Commonly used anaesthetic alters mouse brains

Study adds to concerns over drug link to Alzheimer's.

Michael Hopkin



Breathe deep: inhaled anaesthetics can do funny things to mouse brains.

Corbis
Exposure to widely used anaesthetic drugs increases production of a brain protein thought to cause Alzheimer's disease, a study of mice has shown. The research feeds concern that general anaesthesia may be linked to dementia in humans.

Inhaled doses of halothane, one of a class of drugs called volatile anaesthetics, increase the amount of a protein called amyloid beta in mouse brains, researchers at the University of Pennsylvania in Philadelphia have found.

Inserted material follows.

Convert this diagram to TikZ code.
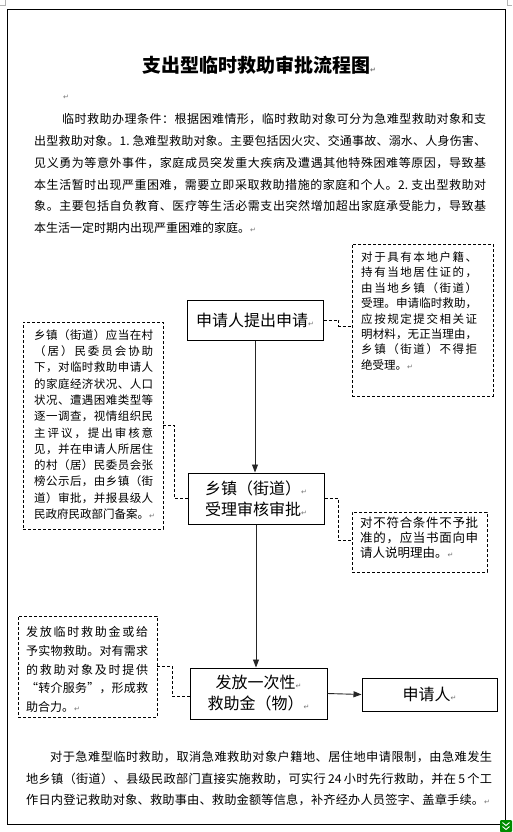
\documentclass[tikz,border=0pt]{standalone}
\usepackage{fontspec}
\usetikzlibrary{arrows.meta,calc}
\newfontfamily\cjk{Noto Sans CJK SC}
\newfontfamily\sym{DejaVu Sans}
\ExplSyntaxOn
\cs_new_protected:Npn \my_jl:nn #1#2 { \hbox_to_wd:nn {#1} { \tl_map_inline:nn {#2} { ##1 \hfil } \unskip } }
\NewDocumentCommand\jl{mm}{\my_jl:nn{#1}{#2}}
\ExplSyntaxOff
\newcommand\pmark{{\sym\fontsize{7}{7}\selectfont\color{black!55}↵}}
\newcommand\mypara[2]{\vtop{\baselineskip=#1\relax\lineskiplimit=-20pt\lineskip=0pt #2}}
\begin{document}
\begin{tikzpicture}[x=1pt,y=-1pt,
  flowbox/.style={draw, line width=1pt, inner sep=0pt, align=center, font=\cjk\fontsize{16}{21}\selectfont},
  dbox/.style={draw, dash pattern=on 3pt off 2pt, line width=0.8pt, inner sep=0pt},
  dconn/.style={dash pattern=on 3pt off 2pt, line width=0.8pt},
  arr/.style={line width=0.9pt, draw=black!85, -{Triangle[length=8pt,width=6pt]}},
  ptext/.style={anchor=base west, inner sep=0pt}]
\useasboundingbox (0,0) rectangle (512,832);
\fill[white] (0,0) rectangle (512,832);
% page frame and marks
\draw[line width=1pt] (7.5,9.5) rectangle (505.5,824.5);
\draw[gray!60, line width=0.5pt] (5,0) -- (5,5) -- (0,5);
\draw[gray!60, line width=0.5pt] (507,0) -- (507,5) -- (512,5);
\fill[green!55!black, rounded corners=1pt] (500,820) rectangle (512,832);
\draw[white, line width=0.9pt] (502.5,822.5) -- (506,825.5) -- (509.5,822.5);
\draw[white, line width=0.9pt] (502.5,826.5) -- (506,829.5) -- (509.5,826.5);
% title
\node[anchor=west, inner sep=0pt, font=\cjk\bfseries\fontsize{19}{19}\selectfont] (title) at (142,65) {支出型临时救助审批流程图\pmark};
\node[inner sep=0pt] (empty) at (66,97) {\pmark};
% intro paragraph
\node[ptext, font=\cjk\fontsize{12}{12}\selectfont] (intro) at (34,123.6) {\mypara{21.8pt}{%
\hbox{\hskip28pt\jl{424pt}{临时救助办理条件：根据困难情形，临时救助对象可分为急难型救助对象和支}}
\jl{452pt}{出型救助对象。{1.~}急难型救助对象。主要包括因火灾、交通事故、溺水、人身伤害、}
\jl{452pt}{见义勇为等意外事件，家庭成员突发重大疾病及遭遇其他特殊困难等原因，导致基}
\jl{452pt}{本生活暂时出现严重困难，需要立即采取救助措施的家庭和个人。{2.~}支出型救助对}
\jl{452pt}{象。主要包括自负教育、医疗等生活必需支出突然增加超出家庭承受能力，导致基}
\hbox{本生活一定时期内出现严重困难的家庭。\pmark}}};
% flow boxes
\node[flowbox, minimum width=136pt, minimum height=40pt] (b1) at (255,320) {申请人提出申请\pmark};
\node[flowbox, minimum width=136pt, minimum height=51pt] (b2) at (256,498.5) {乡镇（街道）\pmark\\受理审核审批\pmark};
\node[flowbox, minimum width=137pt, minimum height=51pt] (b3) at (258.5,693.5) {发放一次性\pmark\\救助金（物）\pmark};
\node[flowbox, minimum width=135pt, minimum height=33pt] (b4) at (429.5,694.5) {申请人\pmark};
\draw[arr] (b1.south) -- (b1.south |- b2.north);
\draw[arr] (b2.south) -- (b2.south |- b3.north);
\draw[arr] (b3.east) -- (b4.west);
% dashed note boxes
\node[dbox, minimum width=141pt, minimum height=152pt] (d1) at (422.5,320) {};
\node[dbox, minimum width=140pt, minimum height=207pt] (d2) at (93,425.5) {};
\node[dbox, minimum width=135pt, minimum height=60pt] (d3) at (419.5,542) {};
\node[dbox, minimum width=139pt, minimum height=101pt] (d4) at (87.5,666.5) {};
\node[ptext, font=\cjk\fontsize{11.5}{11.5}\selectfont] (t1) at (361,261.4) {\mypara{15.4pt}{%
\jl{116pt}{对于具有本地户籍、}
\jl{116pt}{持有当地居住证的，}
\jl{116pt}{由当地乡镇（街道）}
\jl{116pt}{受理。申请临时救助，}
\jl{116pt}{应按规定提交相关证}
\jl{116pt}{明材料，无正当理由，}
\jl{116pt}{乡镇（街道）不得拒}
\hbox{绝受理。\pmark}}};
\node[ptext, font=\cjk\fontsize{11.5}{11.5}\selectfont] (t2) at (34,339.4) {\mypara{16.27pt}{%
\jl{119pt}{乡镇（街道）应当在村}
\jl{119pt}{（居）民委员会协助}
\jl{119pt}{下，对临时救助申请人}
\jl{119pt}{的家庭经济状况、人口}
\jl{119pt}{状况、遭遇困难类型等}
\jl{119pt}{逐一调查，视情组织民}
\jl{119pt}{主评议，提出审核意}
\jl{119pt}{见，并在申请人所居住}
\jl{119pt}{的村（居）民委员会张}
\jl{119pt}{榜公示后，由乡镇（街}
\jl{119pt}{道）审批，并报县级人}
\hbox{民政府民政部门备案。\pmark}}};
\node[ptext, font=\cjk\fontsize{12.5}{12.5}\selectfont] (t3) at (360,527.8) {\mypara{15pt}{%
\jl{118pt}{对不符合条件不予批}
\jl{118pt}{准的，应当书面向申}
\hbox{请人说明理由。\pmark}}};
\node[ptext, font=\cjk\fontsize{12}{12}\selectfont] (t4) at (26,636.6) {\mypara{18.7pt}{%
\jl{122pt}{发放临时救助金或给}
\jl{122pt}{予实物救助。对有需求}
\jl{122pt}{的救助对象及时提供}
\jl{122pt}{“转介服务”，形成救}
\hbox{助合力。\pmark}}};
% dashed connectors
\draw[dconn] (b1.east) -- ++(15,0) |- ($(d1.west)+(0,6)$);
\draw[dconn] (d2.east) -| ($(b2.west)+(-13,0)$) -- (b2.west);
\draw[dconn] (b2.east) -- ++(14,0) |- ($(d3.west)+(0,-2)$);
\draw[dconn] (d4.east) -| ($(b3.west)+(-17,3)$) -- ($(b3.west)+(0,3)$);
% closing paragraph
\node[ptext, font=\cjk\fontsize{12.2}{12.2}\selectfont] (outro) at (26,761.6) {\mypara{21.5pt}{%
\hbox{\hskip24pt\jl{442pt}{对于急难型临时救助，取消急难救助对象户籍地、居住地申请限制，由急难发生}}
\jl{466pt}{地乡镇（街道）、县级民政部门直接实施救助，可实行{\,24\,}小时先行救助，并在{\,5\,}个工}
\hbox{\jl{458pt}{作日内登记救助对象、救助事由、救助金额等信息，补齐经办人员签字、盖章手续。}\pmark}}};
\end{tikzpicture}
\end{document}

Some 60 million people worldwide are given volatile anaesthetics each year. The drugs are known to cause 'post-operative cognitive decline' in many cases, which can last for days, weeks or years.

If these drugs boost production of amyloid beta, they may also be linked to long-term dementias such as Alzheimer's. The brains of Alzheimer's patients contain high levels of amyloid beta, although the molecule's links with disease are still unknown.

There are no data on whether the effect occurs in humans. Until such information is gathered, it will be difficult to say whether anaesthetists should stop using volatile anaesthetics, including halothane and the related isoflurane, the most widely used of the group.

Nevertheless, it adds to a growing pool of evidence that these drugs can damage the brain. "This creates a little more concern than before," says Roderic Eckenhoff, one of the researchers, who report the study in Neurobiology of Aging1. "But if you need surgery you should get your surgery."